The Blue River Channel Modification project being implemented by the U.S. Army Corps of Engineers (USACE) is intended to provide flood protection within the Blue River valley in the Kansas City, Mo., metropolitan area. In the latest phase of the project, concerns have arisen about preserving the Civil War historic area of Byram's Ford and the associated Big Blue Battlefield while providing flood protection for the Byram's Ford Industrial Park. In 1996, the USACE used a physical model built at the Waterways Experiment Station (WES) in Vicksburg, Miss., to examine the feasibility of a proposed grade control structure (GCS) that would be placed downstream from the historic river crossing of Byram's Ford to provide a subtle transition of flow from the natural channel to the modified channel. The U.S. Geological Survey (USGS), in cooperation with the USACE, modified an existing two-dimensional finite element surface-water model of the river between 63d Street and Blue Parkway (the 'original model'), used the modified model to simulate the existing (as of 2006) unimproved channel and the proposed channel modifications and GCS, and analyzed the results from the simulations and those from the WES physical model.
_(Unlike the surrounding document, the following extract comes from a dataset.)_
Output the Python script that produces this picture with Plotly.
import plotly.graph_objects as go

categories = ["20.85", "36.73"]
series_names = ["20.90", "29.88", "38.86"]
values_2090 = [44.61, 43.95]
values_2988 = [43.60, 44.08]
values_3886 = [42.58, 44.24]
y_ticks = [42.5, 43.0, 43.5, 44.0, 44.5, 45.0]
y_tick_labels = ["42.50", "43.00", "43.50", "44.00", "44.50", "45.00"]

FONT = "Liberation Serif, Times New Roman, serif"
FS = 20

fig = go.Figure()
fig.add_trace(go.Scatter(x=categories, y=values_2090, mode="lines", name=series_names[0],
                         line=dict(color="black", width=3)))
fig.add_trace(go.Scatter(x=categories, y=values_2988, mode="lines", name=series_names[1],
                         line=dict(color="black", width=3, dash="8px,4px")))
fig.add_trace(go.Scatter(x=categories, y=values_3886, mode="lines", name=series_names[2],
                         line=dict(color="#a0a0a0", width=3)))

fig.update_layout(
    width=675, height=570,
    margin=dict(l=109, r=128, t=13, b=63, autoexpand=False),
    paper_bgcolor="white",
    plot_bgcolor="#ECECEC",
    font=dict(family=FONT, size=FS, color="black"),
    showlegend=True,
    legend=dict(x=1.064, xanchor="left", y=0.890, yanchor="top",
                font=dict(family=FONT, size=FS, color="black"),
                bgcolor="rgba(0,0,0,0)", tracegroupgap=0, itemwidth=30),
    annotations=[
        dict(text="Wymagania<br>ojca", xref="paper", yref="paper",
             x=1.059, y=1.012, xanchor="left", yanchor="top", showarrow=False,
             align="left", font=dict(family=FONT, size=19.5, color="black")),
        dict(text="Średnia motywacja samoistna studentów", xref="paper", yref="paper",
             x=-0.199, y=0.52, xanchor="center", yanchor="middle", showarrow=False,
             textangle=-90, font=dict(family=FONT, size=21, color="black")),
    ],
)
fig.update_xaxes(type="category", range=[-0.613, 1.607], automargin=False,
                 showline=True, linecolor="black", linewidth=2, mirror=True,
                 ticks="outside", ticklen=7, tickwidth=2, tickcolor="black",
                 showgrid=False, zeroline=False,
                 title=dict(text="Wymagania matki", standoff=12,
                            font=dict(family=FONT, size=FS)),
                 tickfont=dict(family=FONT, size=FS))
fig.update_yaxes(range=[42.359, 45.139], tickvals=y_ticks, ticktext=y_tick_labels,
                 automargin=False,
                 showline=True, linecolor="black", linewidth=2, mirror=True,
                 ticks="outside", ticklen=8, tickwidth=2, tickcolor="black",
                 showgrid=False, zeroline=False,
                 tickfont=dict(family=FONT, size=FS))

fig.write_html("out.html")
Modifications were made to the original model to create a model that represents existing (2006) conditions between the north end of Swope Park immediately upstream from 63d Street and the upstream limit of channel improvement on the Blue River (the 'model of existing conditions'). The model of existing conditions was calibrated to two measured floods. The model of existing conditions also was modified to create a model that represents conditions along the same reach of the Blue River with proposed channel modifications and the proposed GCS (the 'model of proposed conditions'). The models of existing conditions and proposed conditions were used to simulate the 30-, 50-, and 100-year recurrence floods. The discharge from the calibration flood of May 15, 1990, also was simulated in the models of existing and proposed conditions to provide results for that flood with the current downstream channel modifications and with the proposed channel modifications and GCS.
Results from the model of existing conditions show that the downstream channel modifications as they exist (2006) may already be affecting flows in the unmodified upstream channel. The 30-year flood does not inundate most of the Byram's Ford Industrial Park near the upstream end of the study area. Analysis of the 1990 flood (with the historical 1990 channel conditions) and the 1990 flood simulated with the existing (2006) conditions indicates a substantial increase in velocity throughout the study area and a substantial decrease in inundated area from 1990 to 2006.
Results from the model of proposed conditions show that the proposed channel modifications will contain the 30-year flood and that the spoil berm designed to provide additional flood protection for the Byram's Ford Industrial Park for the 30-year flood prevents inundation of the industrial park. In the vicinity of Byram's Ford for the 30-year flood, the maximum depth increased from 39.7 feet (ft) in the model of existing conditions to 43.5 ft in the model of proposed conditions, with a resulting decrease in velocity from 6.61 to 4.55 feet per second (ft/s). For the 50-year flood, the maximum depth increased from 42.3 to 45.8 ft, with a decrease in velocity from 6.12 to 4.16 ft/s from existing to proposed conditions. For the 100-year flood, the maximum depth increased from 44.0 to 46.6 ft, with a decrease in velocity from 5.64 to 4.12 ft/s from existing to proposed conditions. When the May 15, 1990, discharge is simulated in the model of existing conditions (with the existing (2006) modified channel downstream of the study area), the maximum depth increases from 38.4 to 42.0 ft, with a decrease in velocity from 6.54 to 4.84 ft/s from existing (2006) to proposed conditions.